— GOAL —
Your copy of the material below should match it exactly, except that it holds no pictures.

— DATA —

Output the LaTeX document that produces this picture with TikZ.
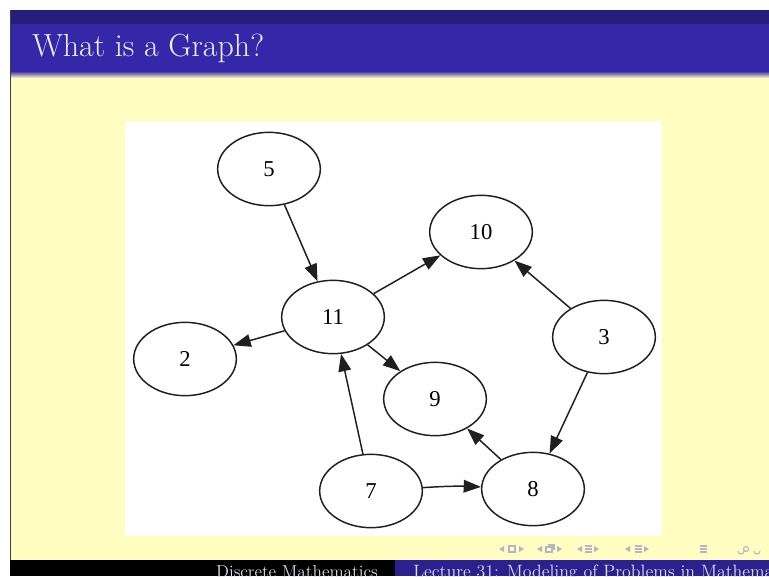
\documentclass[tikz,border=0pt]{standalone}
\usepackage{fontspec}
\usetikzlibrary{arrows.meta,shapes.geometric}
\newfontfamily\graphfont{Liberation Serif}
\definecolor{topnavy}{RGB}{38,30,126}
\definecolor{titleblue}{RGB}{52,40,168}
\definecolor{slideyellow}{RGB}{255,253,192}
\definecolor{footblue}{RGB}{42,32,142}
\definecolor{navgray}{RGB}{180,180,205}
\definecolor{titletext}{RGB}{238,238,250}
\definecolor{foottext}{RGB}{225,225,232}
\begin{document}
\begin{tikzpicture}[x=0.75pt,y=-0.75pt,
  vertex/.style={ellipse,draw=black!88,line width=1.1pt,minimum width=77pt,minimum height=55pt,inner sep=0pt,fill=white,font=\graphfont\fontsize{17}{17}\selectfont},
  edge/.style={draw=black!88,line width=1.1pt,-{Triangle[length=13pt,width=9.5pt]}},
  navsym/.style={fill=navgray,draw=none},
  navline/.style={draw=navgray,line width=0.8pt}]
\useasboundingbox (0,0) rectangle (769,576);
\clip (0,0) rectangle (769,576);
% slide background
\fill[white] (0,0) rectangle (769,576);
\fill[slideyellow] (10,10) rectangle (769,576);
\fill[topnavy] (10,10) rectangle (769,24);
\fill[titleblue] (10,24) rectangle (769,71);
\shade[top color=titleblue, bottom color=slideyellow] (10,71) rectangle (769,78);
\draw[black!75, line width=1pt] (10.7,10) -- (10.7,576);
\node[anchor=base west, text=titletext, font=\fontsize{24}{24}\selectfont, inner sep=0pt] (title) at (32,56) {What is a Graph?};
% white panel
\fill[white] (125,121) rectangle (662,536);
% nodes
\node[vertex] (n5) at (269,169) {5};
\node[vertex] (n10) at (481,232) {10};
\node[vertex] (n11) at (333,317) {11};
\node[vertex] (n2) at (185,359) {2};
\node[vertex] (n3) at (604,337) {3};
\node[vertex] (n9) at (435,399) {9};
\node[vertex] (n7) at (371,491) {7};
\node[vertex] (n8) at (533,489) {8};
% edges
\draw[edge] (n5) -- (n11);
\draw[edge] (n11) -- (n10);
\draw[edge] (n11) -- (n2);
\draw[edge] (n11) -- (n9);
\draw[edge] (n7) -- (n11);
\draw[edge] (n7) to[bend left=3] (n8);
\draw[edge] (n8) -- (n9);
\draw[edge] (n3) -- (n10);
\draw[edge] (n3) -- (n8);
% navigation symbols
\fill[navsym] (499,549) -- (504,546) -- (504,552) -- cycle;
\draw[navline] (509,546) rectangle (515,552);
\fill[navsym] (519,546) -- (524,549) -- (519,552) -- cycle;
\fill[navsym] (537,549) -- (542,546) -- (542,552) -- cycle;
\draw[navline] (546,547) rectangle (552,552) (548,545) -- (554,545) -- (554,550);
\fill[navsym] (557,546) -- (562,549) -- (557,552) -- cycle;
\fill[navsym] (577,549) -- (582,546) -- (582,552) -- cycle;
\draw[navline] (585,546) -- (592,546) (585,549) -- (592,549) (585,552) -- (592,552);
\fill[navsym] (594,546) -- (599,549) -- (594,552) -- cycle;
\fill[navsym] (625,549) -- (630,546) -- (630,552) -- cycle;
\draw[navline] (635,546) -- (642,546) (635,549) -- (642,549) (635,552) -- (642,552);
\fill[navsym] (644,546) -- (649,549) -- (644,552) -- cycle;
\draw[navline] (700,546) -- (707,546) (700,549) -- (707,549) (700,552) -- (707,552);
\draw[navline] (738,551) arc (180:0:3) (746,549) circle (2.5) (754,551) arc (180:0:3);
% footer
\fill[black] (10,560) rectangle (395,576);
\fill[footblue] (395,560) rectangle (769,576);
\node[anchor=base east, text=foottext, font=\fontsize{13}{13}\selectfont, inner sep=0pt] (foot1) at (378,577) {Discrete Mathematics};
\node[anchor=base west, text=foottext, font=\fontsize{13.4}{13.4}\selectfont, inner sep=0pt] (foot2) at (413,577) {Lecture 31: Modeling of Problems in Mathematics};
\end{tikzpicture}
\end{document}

— EXERCISE OUTPUT —
Output the LaTeX document that produces this picture with TikZ.
\documentclass[tikz,border=0pt]{standalone}
\usepackage{fontspec}
\usetikzlibrary{arrows.meta,shapes.geometric}
\newfontfamily\graphfont{Liberation Serif}
\definecolor{topnavy}{RGB}{38,30,126}
\definecolor{titleblue}{RGB}{52,40,168}
\definecolor{slideyellow}{RGB}{255,253,192}
\definecolor{footblue}{RGB}{42,32,142}
\definecolor{navgray}{RGB}{180,180,205}
\definecolor{titletext}{RGB}{238,238,250}
\definecolor{foottext}{RGB}{225,225,232}
\begin{document}
\begin{tikzpicture}[x=0.75pt,y=-0.75pt,
  vertex/.style={ellipse,draw=black!88,line width=1.1pt,minimum width=77pt,minimum height=55pt,inner sep=0pt,fill=white,font=\graphfont\fontsize{17}{17}\selectfont},
  edge/.style={draw=black!88,line width=1.1pt,-{Triangle[length=13pt,width=9.5pt]}},
  navsym/.style={fill=navgray,draw=none},
  navline/.style={draw=navgray,line width=0.8pt}]
\useasboundingbox (0,0) rectangle (769,576);
\clip (0,0) rectangle (769,576);
% slide background
\fill[white] (0,0) rectangle (769,576);
\fill[slideyellow] (10,10) rectangle (769,576);
\fill[topnavy] (10,10) rectangle (769,24);
\fill[titleblue] (10,24) rectangle (769,71);
\shade[top color=titleblue, bottom color=slideyellow] (10,71) rectangle (769,78);
\draw[black!75, line width=1pt] (10.7,10) -- (10.7,576);
\node[anchor=base west, text=titletext, font=\fontsize{24}{24}\selectfont, inner sep=0pt] (title) at (32,56) {What is a Graph?};
% white panel
\fill[white] (125,121) rectangle (662,536);
% nodes
\node[vertex] (n5) at (269,169) {5};
\node[vertex] (n10) at (481,232) {10};
\node[vertex] (n11) at (333,317) {11};
\node[vertex] (n2) at (185,359) {2};
\node[vertex] (n3) at (604,337) {3};
\node[vertex] (n9) at (435,399) {9};
\node[vertex] (n7) at (371,491) {7};
\node[vertex] (n8) at (533,489) {8};
% edges
\draw[edge] (n5) -- (n11);
\draw[edge] (n11) -- (n10);
\draw[edge] (n11) -- (n2);
\draw[edge] (n11) -- (n9);
\draw[edge] (n7) -- (n11);
\draw[edge] (n7) to[bend left=3] (n8);
\draw[edge] (n8) -- (n9);
\draw[edge] (n3) -- (n10);
\draw[edge] (n3) -- (n8);
% navigation symbols
\fill[navsym] (499,549) -- (504,546) -- (504,552) -- cycle;
\draw[navline] (509,546) rectangle (515,552);
\fill[navsym] (519,546) -- (524,549) -- (519,552) -- cycle;
\fill[navsym] (537,549) -- (542,546) -- (542,552) -- cycle;
\draw[navline] (546,547) rectangle (552,552) (548,545) -- (554,545) -- (554,550);
\fill[navsym] (557,546) -- (562,549) -- (557,552) -- cycle;
\fill[navsym] (577,549) -- (582,546) -- (582,552) -- cycle;
\draw[navline] (585,546) -- (592,546) (585,549) -- (592,549) (585,552) -- (592,552);
\fill[navsym] (594,546) -- (599,549) -- (594,552) -- cycle;
\fill[navsym] (625,549) -- (630,546) -- (630,552) -- cycle;
\draw[navline] (635,546) -- (642,546) (635,549) -- (642,549) (635,552) -- (642,552);
\fill[navsym] (644,546) -- (649,549) -- (644,552) -- cycle;
\draw[navline] (700,546) -- (707,546) (700,549) -- (707,549) (700,552) -- (707,552);
\draw[navline] (738,551) arc (180:0:3) (746,549) circle (2.5) (754,551) arc (180:0:3);
% footer
\fill[black] (10,560) rectangle (395,576);
\fill[footblue] (395,560) rectangle (769,576);
\node[anchor=base east, text=foottext, font=\fontsize{13}{13}\selectfont, inner sep=0pt] (foot1) at (378,577) {Discrete Mathematics};
\node[anchor=base west, text=foottext, font=\fontsize{13.4}{13.4}\selectfont, inner sep=0pt] (foot2) at (413,577) {Lecture 31: Modeling of Problems in Mathematics};
\end{tikzpicture}
\end{document}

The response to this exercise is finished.